Recentemente è stato proposto un inquadramento concettuale che segna una netta distinzione tra le proprietà strutturali del DNA (le sue sequenze) e le modalità con le quali le cellule utilizzano tali proprietà (il suo comportamento; Fox Keller, Harel 2007). È certamente la relazione tra queste due caratteristiche a rappresentare un punto cruciale per la biologia, e tale relazione è descritta in termini di assortimenti appaiati di proprietà coerenti di due tipi di sequenze: una si riferisce all’assortimento di sequenze spaziali poste nel DNA, l’altra all’assortimento di sequenze temporali relative al comportamento cellulare. Al posto del termine gene viene fornito il concetto di un’unità la quale, piuttosto che essere strutturalmente codificata nel DNA, specifica una sequenza o un assortimento di sequenze, individuato dalla cellula per migliorare una particolare funzione. Queste unità sono intrinsecamente relazionali; sono le componenti dell’interfaccia tra ciò di cui è costituito un organismo (e, in modo collegato, ciò che ha materialmente ereditato) e ciò che esso dinamicamente fa con questo materiale ereditato (ossia, funzionalità e comportamento associati). Tali unità sono state definite denes, e questo inquadramento fornisce una piattaforma per comprendere e confermare le scoperte della genetica odierna.

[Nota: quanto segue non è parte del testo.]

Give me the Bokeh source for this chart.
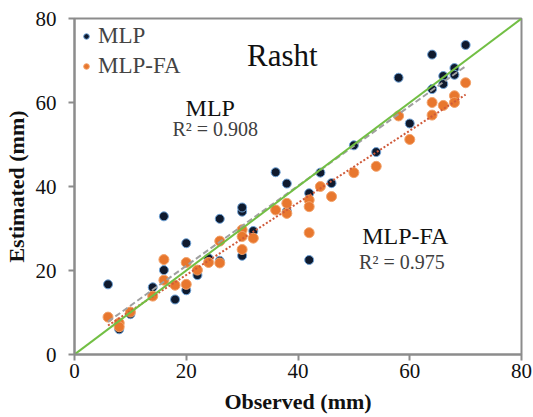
import numpy as np
from bokeh.plotting import figure
from bokeh.models import Range1d, Label
from bokeh.embed import file_html
from bokeh.resources import INLINE

# ---- data ----
mlp_obs = [6, 8, 10, 14, 16, 16, 18, 20, 20, 22, 24, 26, 26, 30, 30, 30, 32, 36, 38, 38,
           42, 42, 44, 46, 50, 54, 58, 60, 64, 64, 66, 66, 68, 68, 70]
mlp_est = [16.7, 6.0, 9.6, 16.0, 20.1, 32.9, 13.1, 15.3, 26.5, 18.9, 22.9, 32.3, 22.3, 34.0,
           35.0, 23.5, 29.4, 43.4, 40.7, 34.1, 38.4, 22.5, 43.3, 40.8, 49.8, 48.2, 65.9, 55.0,
           71.4, 63.2, 66.3, 64.4, 68.2, 66.6, 73.7]

fa_obs = [6, 8, 8, 10, 14, 16, 16, 18, 20, 20, 22, 24, 26, 26, 30, 30, 30, 32, 36, 38, 38,
          42, 42, 42, 44, 46, 50, 54, 58, 60, 64, 64, 66, 68, 68, 70]
fa_est = [8.9, 7.5, 6.6, 10.1, 13.9, 22.6, 17.7, 16.5, 21.9, 16.7, 20.1, 21.9, 27.0, 21.8,
          29.7, 28.1, 25.0, 27.7, 34.4, 36.0, 33.6, 36.8, 35.2, 29.0, 40.0, 37.6, 43.3, 44.8,
          56.8, 51.2, 60.0, 57.0, 59.3, 61.6, 60.0, 64.7]

one_to_one = [0, 80]
ticks = [0, 20, 40, 60, 80]
r2_mlp = "R\u00b2 = 0.908"
r2_fa = "R\u00b2 = 0.975"

FONT = "Liberation Serif"

p = figure(width=533, height=417, output_backend="svg", toolbar_location=None,
           x_range=Range1d(0, 80), y_range=Range1d(0, 80),
           min_border_left=71, min_border_right=12, min_border_top=18, min_border_bottom=63)
p.grid.visible = False
p.background_fill_color = "white"
p.border_fill_color = "white"
p.outline_line_color = "#8c8c8c"
p.outline_line_width = 2

for ax in (p.xaxis[0], p.yaxis[0]):
    ax.ticker = ticks
    ax.axis_line_color = "#8c8c8c"
    ax.axis_line_width = 2
    ax.major_tick_line_color = "#8c8c8c"
    ax.major_tick_line_width = 2
    ax.major_tick_out = 6
    ax.major_tick_in = 0
    ax.minor_tick_out = 0
    ax.minor_tick_in = 0
    ax.major_label_text_font = FONT
    ax.major_label_text_font_size = "21px"
    ax.major_label_text_color = "#111111"
    ax.axis_label_text_font = FONT
    ax.axis_label_text_font_size = "22px"
    ax.axis_label_text_font_style = "bold"
    ax.axis_label_text_color = "#111111"
p.yaxis.major_label_standoff = 12
p.xaxis.major_label_standoff = 3
p.xaxis.axis_label = "Observed (mm)"
p.yaxis.axis_label = "Estimated (mm)"
p.xaxis.axis_label_standoff = 8
p.yaxis.axis_label_standoff = 4

# scatter series
r1 = p.scatter(mlp_obs, mlp_est, size=9, fill_color="#0f1a2e", line_color="#6fa3d8",
               line_width=1, legend_label="MLP")
r2 = p.scatter(fa_obs, fa_est, size=10, fill_color="#e8772e", line_color="#f2a26a",
               line_width=1, legend_label="MLP-FA")

# trend lines (least squares on each series)
def trend(xs, ys):
    k, b = np.polyfit(xs, ys, 1)
    xx = np.array([min(xs), max(xs)], dtype=float)
    return xx, k * xx + b

tx, ty = trend(mlp_obs, mlp_est)
p.line(tx, ty, line_color="#a0a0a0", line_width=2, line_dash="6 3")
fx, fy = trend(fa_obs, fa_est)
p.line(fx, fy, line_color="#cf5a3a", line_width=2, line_dash="2 2")

# 1:1 line
p.line(one_to_one, one_to_one, line_color="#72bf44", line_width=2)

# legend
lg = p.legend[0]
lg.location = "top_left"
lg.margin = 5
lg.padding = 10
lg.border_line_color = None
lg.background_fill_alpha = 0
lg.label_text_font = FONT
lg.label_text_font_size = "23px"
lg.glyph_width = 14
lg.glyph_height = 16
lg.label_standoff = 5
lg.spacing = 4

def lab(x, y, text, size, color="#111111"):
    p.add_layout(Label(x=x, y=y, text=text, text_font=FONT, text_font_size=size,
                       text_color=color, text_align="center", text_baseline="alphabetic"))

lab(37.2, 71.2, "Rasht", "31px")
lab(24.3, 58.8, "MLP", "24px")
lab(25.2, 53.6, r2_mlp, "20px", color="#404040")
lab(59.2, 28.1, "MLP-FA", "24px")
lab(58.6, 22.1, r2_fa, "20px", color="#404040")

open("out.html", "w").write(file_html(p, INLINE))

In ogni caso, non siamo così ingenui da aspettarci un qualsiasi cambiamento rapido nel vocabolario. La ‘paroletta’ di Johannsen è troppo radicata nell’uso per potere sparire del tutto; inoltre, a dispetto di tutta la sua ambiguità, forse non è ancora del tutto superata. Le forze che la mantengono in vita sono comunque complesse. Per comprenderle, per capire l’utilità del termine, dobbiamo chiederci che cosa intendiamo quando parliamo di gene. A conclusione di The century of the gene sono state identificate (ma senza elaborarle) diverse modalità particolarmente importanti secondo cui parlare di gene a tutt’oggi continua a funzionare. Prima di tutto, il gene rappresenta una stenografia operativa di notevole convenienza per gli scienziati che lavorano in specifici contesti sperimentali; in secondo luogo, costituisce una leva (o chiave) significativa per effettuare particolari tipi di cambiamento; e infine, come ultimo ma non meno importante aspetto, il gene è uno strumento di persuasione senza alcun dubbio potente, utile non solo a promuovere l’organizzazione della ricerca e ad assicurare finanziamenti, ma anche (e forse soprattutto) a commercializzare i prodotti di un’industria diagnostica e farmaceutica in rapida espansione.
Bibliografia
E. Fox Keller, The century of the gene, Cambridge (Mass.) 2000 (trad. it. Milano 2001).
H. Pearson, Genetics. What is a gene?, «Nature», 2006, 441, 7092, pp. 398-401.
E. Fox Keller, D. Harel, Beyond the gene, «PLoS ONE», 2007, 2, 11, e1231.